Os dados são alarmantes. O Brasil é hoje o quarto maior produtor de lixo plástico, segundo um estudo da World Wildlife Fund (WWF): são 11,3 toneladas por ano, das quais somente 1,28% são recicladas. O número está bem abaixo da média mundial, de 9%. E, embora quase três quartos dos municípios façam algum tipo de coleta seletiva, a maioria se concentra no Sul e Sudeste. No Centro Oeste, menos da metade das cidades tem coleta seletiva.
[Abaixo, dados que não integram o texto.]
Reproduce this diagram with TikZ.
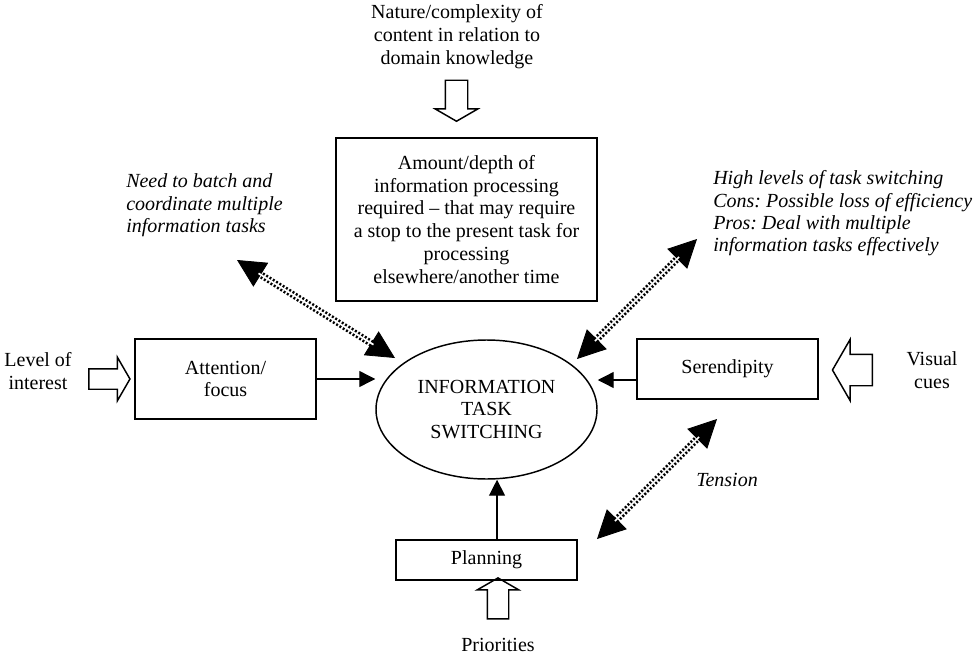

Para piorar, em muitas localidades o serviço não abrange todos os bairros. Na prática, apenas 17% da população do país é atendida pela coleta seletiva, de acordo com um relatório de 2018 da ONG Compromisso Empresarial de Reciclagem (Cempre). A cidade de São Paulo, por exemplo, tem desde 2014 duas grandes centrais mecanizadas de triagem com capacidade diária para até 250 toneladas cada, mas recebem somente metade desse volume, segundo João Gianesi Netto, presidente da Associação Brasileira de Resíduos Sólidos e Limpeza Pública (ABLP). Se somadas à rede de cooperativas de catadores manuais, a capacidade chega a pouco mais de 700 toneladas, embora o número processado nunca chegue a isso. “Onde está a falha?”, questiona Netto. No conjunto todo, de acordo com o próprio especialista.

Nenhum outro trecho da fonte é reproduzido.